Ein musikalischer Triumph
Dazu kam dann auch ein musikalischer Triumph: das gesamte Ensemble gab Rollendebüts - und das mit Verve. Ramses Sigls rasante Choreographie verwischte oft die Grenze zwischen den 16 Tänzerinnen und Tänzern und dem von Tilman Michael so sicher einstudierten Chor, dass deren Tanzkarten-Jagd auf Hanna fast zur Menschenjagd wurde und dennoch „schön“ klang. Als Sahnehäubchen konnte Sängerscout-Intendant Bernd Loebe verbuchen, dass für die erkrankte Original-Valencienne seine Opernstudio-Entdeckung Elisabeth Reiter die Rolle kurzfristig und sängerdarstellerisch bruchlos übernahm und sich im rasanten Chanson-Galopp der Grisetten so frech hervortat, dass sie trotz tosendem Applaus den Herren im Publikum abwinken musste. Zweiter Triumph war, dass der gleichfalls aus dem Frankfurter Opernstudio zum begehrten Solisten gereifte Ukrainer Iurii Samoilov nicht nur vom Film-Regisseur fein ironisch für seinen echt balkanischen Dialekt gelobt wurde, sondern mit seinem höhensicheren Bariton dem Schlawiner Danilo eine herrlich un-tenorale Männlichkeit gab. Das Werben und Herausfordern von Hanna-Marlis als reifere Frau um dieses Mannsbild wurde glaubhaft – und Marlis Petersen sang keine Diva, sondern ließ das Innere einer Liebenden tönen. Und so lustig sie sich gab: am Ende tanzte sie noch hoffend hingegeben mit Danilo-Iurii von „Lippen schweigen“ – doch dann erstarrte die Filmszene; sie wand sich aus seinen Armen, er blieb im Film-Still starr zurück, sie kehrte allein in ihre öde Garderobe ans Klavier zurück und das Metronom vertickte abermals gnadenlos die Lebenszeit.

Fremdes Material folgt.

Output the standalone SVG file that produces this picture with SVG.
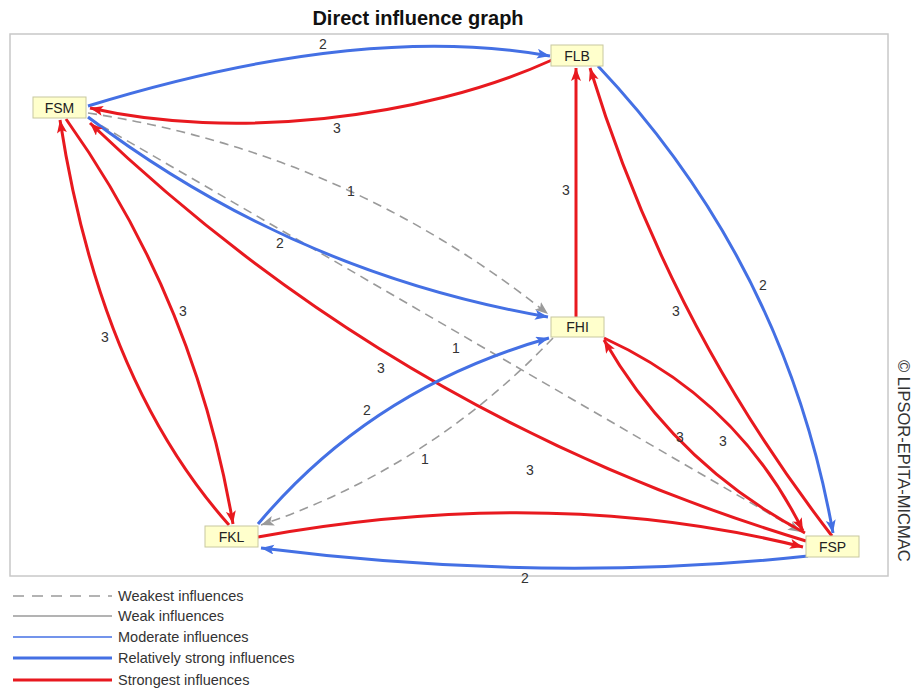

All das funkelte, knallte, fegte und hielt mal süß, mal fein inne und sprudelte nach präzisem Zeichen wieder los, denn mit Joana Mallwitz stellte die Oper Frankfurt – nach einer „Pelléas“-Serie – nun in einer anspruchsvoll gebauten Neuproduktion nochmals eine der großen Dirigentinnen-Hoffnungen vor: so temperamentvoll sprühend, dass sich das Staatstheater Nürnberg auf sie als GMD ab Herbst nur freuen kann.